Bitcoin soft fork activated November 2021 adding Schnorr signatures and MAST, making complex scripts indistinguishable from simple on-chain payments.

Overview

Taproot is the most significant Bitcoin protocol upgrade since SegWit, activated at block 709,632 in November 2021. Defined across BIPs 340, 341, and 342, Taproot bundles three interconnected improvements: Schnorr signatures, Merkelized Alternative Script Trees (MAST), and Tapscript.

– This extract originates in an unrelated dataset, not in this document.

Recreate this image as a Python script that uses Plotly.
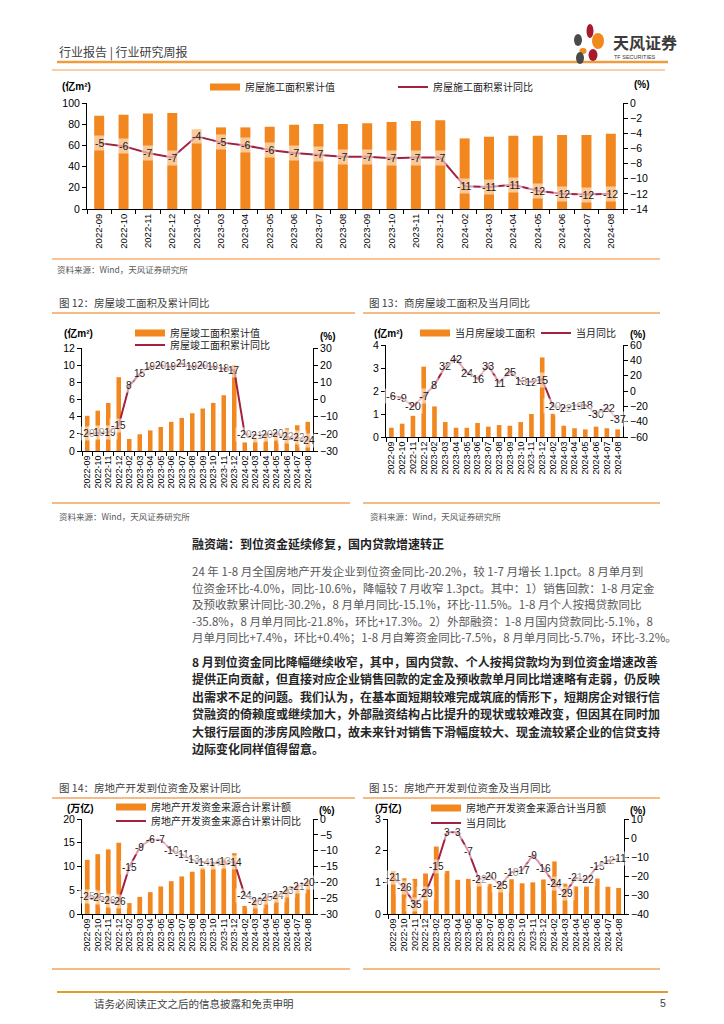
import plotly.graph_objects as go

# ---------------- data ----------------
categories = ["2022-09", "2022-10", "2022-11", "2022-12",
              "2023-02", "2023-03", "2023-04", "2023-05", "2023-06", "2023-07",
              "2023-08", "2023-09", "2023-10", "2023-11", "2023-12",
              "2024-02", "2024-03", "2024-04", "2024-05", "2024-06", "2024-07", "2024-08"]

# Chart (top): construction area, cumulative (亿m²) and cumulative YoY (%)
c1_bar = [88.0, 89.0, 90.0, 90.6, 75.3, 77.0, 77.0, 77.6, 79.5, 80.3, 80.2, 81.0,
          82.0, 83.0, 83.8, 66.6, 68.2, 69.1, 69.1, 69.8, 69.8, 71.0]
c1_line = [-5.3, -5.7, -6.6, -7.2, -4.4, -5.2, -5.6, -6.2, -6.6, -6.8, -7.1, -7.1,
           -7.3, -7.2, -7.2, -11.0, -11.1, -10.8, -11.6, -12.0, -12.1, -12.0]

# Fig 12: completed area cumulative (亿m²) and cumulative YoY (%)
c12_bar = [4.1, 4.7, 5.6, 8.6, 1.4, 1.95, 2.4, 2.8, 3.4, 3.85, 4.4, 4.95,
           5.6, 6.5, 10.0, 1.0, 1.55, 1.87, 2.22, 2.65, 3.0, 3.4]
c12_line = [-19.9, -19.3, -19.1, -15.0, 8.0, 15.0, 19.0, 20.0, 19.0, 21.0, 19.0, 20.0,
            19.0, 18.0, 17.0, -20.2, -20.7, -20.4, -19.6, -21.8, -22.2, -23.6]

# Fig 13: completed area monthly (亿m²) and monthly YoY (%)
c13_bar = [0.40, 0.58, 0.92, 3.06, 1.33, 0.65, 0.40, 0.40, 0.61, 0.45, 0.52, 0.49,
           0.65, 1.00, 3.46, 1.01, 0.49, 0.38, 0.33, 0.45, 0.38, 0.33]
c13_line = [-6, -9, -20, -7, 8, 32, 42, 24, 16, 33, 11, 25,
            13, 12, 15, -20, -22, -19, -18, -30, -22, -37]

# Fig 14: development funds cumulative (万亿) and cumulative YoY (%)
c14_bar = [11.4, 12.6, 13.6, 15.0, 2.3, 3.6, 4.6, 5.8, 6.9, 7.9, 8.9, 9.8,
           10.7, 11.7, 12.8, 1.7, 2.8, 3.6, 4.3, 5.4, 6.2, 7.1]
c14_line = [-24.6, -24.7, -25.7, -25.9, -15.2, -9.0, -6.4, -6.6, -9.8, -11.2, -12.9, -13.6,
            -13.8, -13.4, -13.6, -24.1, -26.0, -24.9, -24.3, -22.6, -21.3, -20.2]

# Fig 15: development funds monthly (万亿) and monthly YoY (%)
c15_bar = [1.36, 1.13, 1.11, 1.28, 2.13, 1.36, 1.08, 1.11, 1.02, 0.95, 0.97, 1.11,
           0.97, 1.00, 1.09, 1.66, 0.96, 0.87, 0.87, 1.12, 0.86, 0.82]
c15_line = [-21, -26, -35, -29, -15, 3, 3, -7, -22, -20, -25, -18,
            -17, -9, -16, -24, -29, -21, -22, -15, -12, -11]

# ---------------- page geometry helpers ----------------
# the page body has an 8 px default margin, so the figure is 8 px smaller
OFF = 8
W, H = 724 - OFF, 1024 - OFF
ORANGE = "#F3871F"
MAROON = "#A3203F"
CJK = "Noto Sans CJK SC"
LAT = "Liberation Sans, Arial, Noto Sans CJK SC"


def fx(px):
    return (px - OFF) / W


def fy(py):
    return 1 - (py - OFF) / H


fig = go.Figure()

charts = [
    dict(bar=c1_bar, line=c1_line, x0=87, x1=623, y0=103, y1=209,
         lr=[0, 100], ld=20, rr=[-14, 0], rd=2,
         bname="房屋施工面积累计值", lname="房屋施工面积累计同比",
         bleg=(247, 87), lleg=(435, 87), unit="(亿m²)", unitpos=(76, 86), pctpos=(642, 85),
         lsize=10.5, bargap=0.59, xsize=9.5),
    dict(bar=c12_bar, line=c12_line, x0=82, x1=313, y0=348, y1=451,
         lr=[0, 12], ld=2, rr=[-30, 30], rd=10,
         bname="房屋竣工面积累计值", lname="房屋竣工面积累计同比",
         bleg=(172, 333), lleg=(172, 345), unit="(亿m²)", unitpos=(78, 333), pctpos=(328, 336),
         lsize=10, bargap=0.57, xsize=9),
    dict(bar=c13_bar, line=c13_line, x0=386, x1=623, y0=345, y1=437,
         lr=[0, 4], ld=1, rr=[-60, 60], rd=20,
         bname="当月房屋竣工面积", lname="当月同比",
         bleg=(457, 333), lleg=(578, 333), unit="(亿m²)", unitpos=(389, 333), pctpos=(638, 334),
         lsize=11, bargap=0.57, xsize=9),
    dict(bar=c14_bar, line=c14_line, x0=82, x1=313, y0=819, y1=914,
         lr=[0, 20], ld=5, rr=[-30, 0], rd=5,
         bname="房地产开发资金来源合计累计额", lname="房地产开发资金来源合计累计同比",
         bleg=(153, 807), lleg=(153, 821), unit="(万亿)", unitpos=(80, 808), pctpos=(327, 810),
         lsize=10, bargap=0.55, xsize=9),
    dict(bar=c15_bar, line=c15_line, x0=388, x1=624, y0=819, y1=914,
         lr=[0, 3], ld=1, rr=[-40, 10], rd=10,
         bname="房地产开发资金来源合计当月额", lname="当月同比",
         bleg=(468, 808), lleg=(468, 823), unit="(万亿)", unitpos=(388, 808), pctpos=(638, 810),
         lsize=10, bargap=0.55, xsize=9),
]

annotations = []
shapes = []
layout_axes = {}
legends = {}


def axname(prefix, n):
    return prefix if n == 1 else f"{prefix}{n}"


for k, c in enumerate(charts):
    xn = k + 1
    yl = 2 * k + 1
    yr = 2 * k + 2
    xref = axname("x", xn)
    ylref = axname("y", yl)
    yrref = axname("y", yr)
    leg_b = axname("legend", 2 * k + 1)
    leg_l = axname("legend", 2 * k + 2)

    fig.add_trace(go.Bar(x=categories, y=c["bar"], marker_color=ORANGE, marker_line_width=0,
                         width=1 - c["bargap"],
                         xaxis=xref, yaxis=ylref, showlegend=False, name=c["bname"]))
    # legend key for the bars, drawn as a wide band like the original key
    fig.add_trace(go.Scatter(x=[None], y=[None], mode="lines", name=c["bname"],
                             line=dict(color=ORANGE, width=7), xaxis=xref, yaxis=ylref,
                             legend=leg_b, showlegend=True))
    fig.add_trace(go.Scatter(x=categories, y=c["line"], mode="lines", name=c["lname"],
                             line=dict(color=MAROON, width=2), xaxis=xref, yaxis=yrref,
                             legend=leg_l, showlegend=True))

    for cat, v in zip(categories, c["line"]):
        annotations.append(dict(x=cat, y=v, xref=xref, yref=yrref, text=f"{v:.0f}",
                                showarrow=False, font=dict(size=c["lsize"], color="#1a1a1a", family=LAT),
                                bgcolor="rgba(255,255,255,0.55)", borderpad=1))

    axis_common = dict(showgrid=False, zeroline=False, showline=True, linecolor="#000000",
                       linewidth=1, ticks="outside", ticklen=4, tickcolor="#000000", automargin=False,
                       tickfont=dict(size=10.5, color="#000000", family=LAT))
    layout_axes[axname("xaxis", xn)] = dict(
        domain=[fx(c["x0"]), fx(c["x1"])], anchor=ylref, type="category",
        range=[-0.5, len(categories) - 0.5], tickangle=-90, tickson="boundaries",
        tickmode="array", tickvals=categories, ticktext=categories, automargin=False,
        showgrid=False, zeroline=False, showline=True, linecolor="#000000", linewidth=1,
        ticks="outside", ticklen=4, tickcolor="#000000",
        tickfont=dict(size=c["xsize"], color="#000000", family=LAT))
    layout_axes[axname("yaxis", yl)] = dict(domain=[fy(c["y1"]), fy(c["y0"])], anchor=xref,
                                            range=c["lr"], dtick=c["ld"], **axis_common)
    layout_axes[axname("yaxis", yr)] = dict(overlaying=ylref, anchor=xref, side="right",
                                            range=c["rr"], dtick=c["rd"], **axis_common)
    legends[leg_b] = dict(x=fx(c["bleg"][0] - 42), y=fy(c["bleg"][1]), xanchor="left", yanchor="middle",
                          bgcolor="rgba(0,0,0,0)", borderwidth=0, itemwidth=30,
                          font=dict(size=10, family=CJK, color="#222222"))
    legends[leg_l] = dict(x=fx(c["lleg"][0] - 42), y=fy(c["lleg"][1]), xanchor="left", yanchor="middle",
                          bgcolor="rgba(0,0,0,0)", borderwidth=0, itemwidth=30,
                          font=dict(size=10, family=CJK, color="#222222"))
    annotations.append(dict(x=fx(c["unitpos"][0]), y=fy(c["unitpos"][1]), xref="paper", yref="paper",
                            text=f"<b>{c['unit']}</b>", showarrow=False, xanchor="center", yanchor="middle",
                            font=dict(size=10, family=LAT, color="#000000")))
    annotations.append(dict(x=fx(c["pctpos"][0]), y=fy(c["pctpos"][1]), xref="paper", yref="paper",
                            text="<b>(%)</b>", showarrow=False, xanchor="center", yanchor="middle",
                            font=dict(size=10, family=LAT, color="#000000")))


def text(x, y, s, size=10.5, color="#404040", anchor="left", family=CJK):
    annotations.append(dict(x=fx(x), y=fy(y), xref="paper", yref="paper", text=s, showarrow=False,
                            xanchor=anchor, yanchor="middle", font=dict(size=size, color=color, family=family)))


def hline(x0, x1, y, color, width):
    shapes.append(dict(type="line", xref="paper", yref="paper", x0=fx(x0), x1=fx(x1), y0=fy(y), y1=fy(y),
                       line=dict(color=color, width=width)))


# header
text(57, 52, "行业报告 | 行业研究周报", size=12, color="#404040")
hline(57, 668, 62, "#F29A3E", 2.5)
hline(52, 665, 70, "#F8BF8A", 1.5)
text(611, 42, "<b>天风证券</b>", size=16, color="#3a3a3a")
text(612, 57, "TF SECURITIES", size=5.5, color="#3a3a3a", family=LAT)
# logo petals
for (cx, cy, rx, ry, col) in [(590, 31, 3.5, 7, "#A6192E"), (578, 40, 4, 6, "#4A4A4A"),
                              (598, 41, 6, 8, "#F08A1C"), (583, 51, 3.5, 3, "#F08A1C"),
                              (593, 55, 4.5, 6, "#A6192E"), (580, 58, 4, 6, "#4A4A4A")]:
    shapes.append(dict(type="circle", xref="paper", yref="paper", x0=fx(cx - rx), x1=fx(cx + rx),
                       y0=fy(cy + ry), y1=fy(cy - ry), fillcolor=col, line=dict(width=0)))

# top chart frame
hline(52, 660, 259, "#F8B070", 1.5)
text(55, 269, "资料来源：Wind，天风证券研究所", size=8.5, color="#595959")

# figs 12/13
text(57, 303, "图 12：房屋竣工面积及累计同比", size=10.5)
text(367, 303, "图 13：商房屋竣工面积及当月同比", size=10.5)
hline(52, 355, 313, "#F5A35A", 1.5)
hline(363, 660, 313, "#F5A35A", 1.5)
hline(52, 350, 503, "#F5A35A", 1.5)
hline(363, 660, 503, "#F5A35A", 1.5)
text(57, 516, "资料来源：Wind，天风证券研究所", size=8.5, color="#595959")
text(368, 516, "资料来源：Wind，天风证券研究所", size=8.5, color="#595959")

# body text
text(190, 543, "<b>融资端：到位资金延续修复，国内贷款增速转正</b>", size=12, color="#222222")
para1 = [
    "24 年 1-8 月全国房地产开发企业到位资金同比-20.2%，较 1-7 月增长 1.1pct。8 月单月到",
    "位资金环比-4.0%，同比-10.6%，降幅较 7 月收窄 1.3pct。其中：1）销售回款：1-8 月定金",
    "及预收款累计同比-30.2%，8 月单月同比-15.1%，环比-11.5%。1-8 月个人按揭贷款同比",
    "-35.8%，8 月单月同比-21.8%，环比+17.3%。2）外部融资：1-8 月国内贷款同比-5.1%，8",
    "月单月同比+7.4%，环比+0.4%；1-8 月自筹资金同比-7.5%，8 月单月同比-5.7%，环比-3.2%。",
]
for i, s in enumerate(para1):
    text(190, 571 + i * 16.6, s, size=11.5, color="#595959")
para2 = [
    "8 月到位资金同比降幅继续收窄，其中，国内贷款、个人按揭贷款均为到位资金增速改善",
    "提供正向贡献，但直接对应企业销售回款的定金及预收款单月同比增速略有走弱，仍反映",
    "出需求不足的问题。我们认为，在基本面短期较难完成筑底的情形下，短期房企对银行信",
    "贷融资的倚赖度或继续加大，外部融资结构占比提升的现状或较难改变，但因其在同时加",
    "大银行层面的涉房风险敞口，故未来针对销售下滑幅度较大、现金流较紧企业的信贷支持",
    "边际变化同样值得留意。",
]
for i, s in enumerate(para2):
    text(190, 661 + i * 17.5, f"<b>{s}</b>", size=12, color="#262626")

# figs 14/15
text(57, 787, "图 14：房地产开发到位资金及累计同比", size=10.5)
text(367, 787, "图 15：房地产开发到位资金及当月同比", size=10.5)
hline(52, 355, 798, "#F5A35A", 1.5)
hline(363, 660, 798, "#F5A35A", 1.5)
hline(52, 350, 969, "#F5A35A", 1.5)
hline(363, 660, 969, "#F5A35A", 1.5)

# footer
hline(57, 668, 992, "#E39B2E", 2)
text(92, 1003, "请务必阅读正文之后的信息披露和免责申明", size=10.5, color="#404040")
text(668, 1003, "5", size=10.5, color="#404040", anchor="right", family=LAT)

fig.update_layout(width=W, height=H, margin=dict(l=0, r=0, t=0, b=0, pad=0, autoexpand=False),
                  paper_bgcolor="white", plot_bgcolor="rgba(0,0,0,0)",
                  barmode="overlay", annotations=annotations, shapes=shapes,
                  font=dict(family=LAT), **layout_axes, **legends)

fig.write_html("out.html")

Together, these changes improve Bitcoin's privacy, efficiency, and smart contract capabilities.

Key Components

Schnorr Signatures (BIP340)

Schnorr signatures replace ECDSA for Taproot outputs, providing several advantages:

  • Linearity: Multiple signatures can be aggregated into a single signature, enabling efficient multisig schemes.
  • Smaller size: Schnorr signatures are 64 bytes versus ECDSA's ~72 bytes.
  • Provable security: Schnorr has a formal security proof under the random oracle model.

MAST (BIP341)

        Taproot Output
       /              \
  Key Path          Script Path
  (single sig)     (Merkle tree of scripts)
                       /        \
                    H(AB)      H(CD)
                   /    \      /    \
                 A: 2of3  B: timelock+sig
                 C: hash  D: emergency
                   preimage   recovery

The key path allows spending with a single aggregated signature, while the script path reveals only the specific branch being used. Unused branches remain hidden, preserving privacy and reducing on-chain data.

Privacy Improvement

The most impactful aspect of Taproot is that cooperative key-path spends for multisig, timelocked, and other complex spending conditions all produce identical-looking on-chain transactions — a single public key and a single signature. An observer cannot distinguish a 3-of-5 multisig spend from a simple single-key payment if the key path is used.

Pay-to-Taproot (P2TR)

Taproot introduced a new output type, P2TR, which uses SegWit version 1 addresses starting with bc1p. All Taproot outputs look identical regardless of their underlying complexity, further enhancing fungibility and privacy.

Common Misconceptions

  • Taproot does not break backward compatibility. As a soft fork, older nodes still accept Taproot blocks.
  • Taproot does not inherently enable all smart contract functionality — it provides building blocks that make future protocol development more practical and private.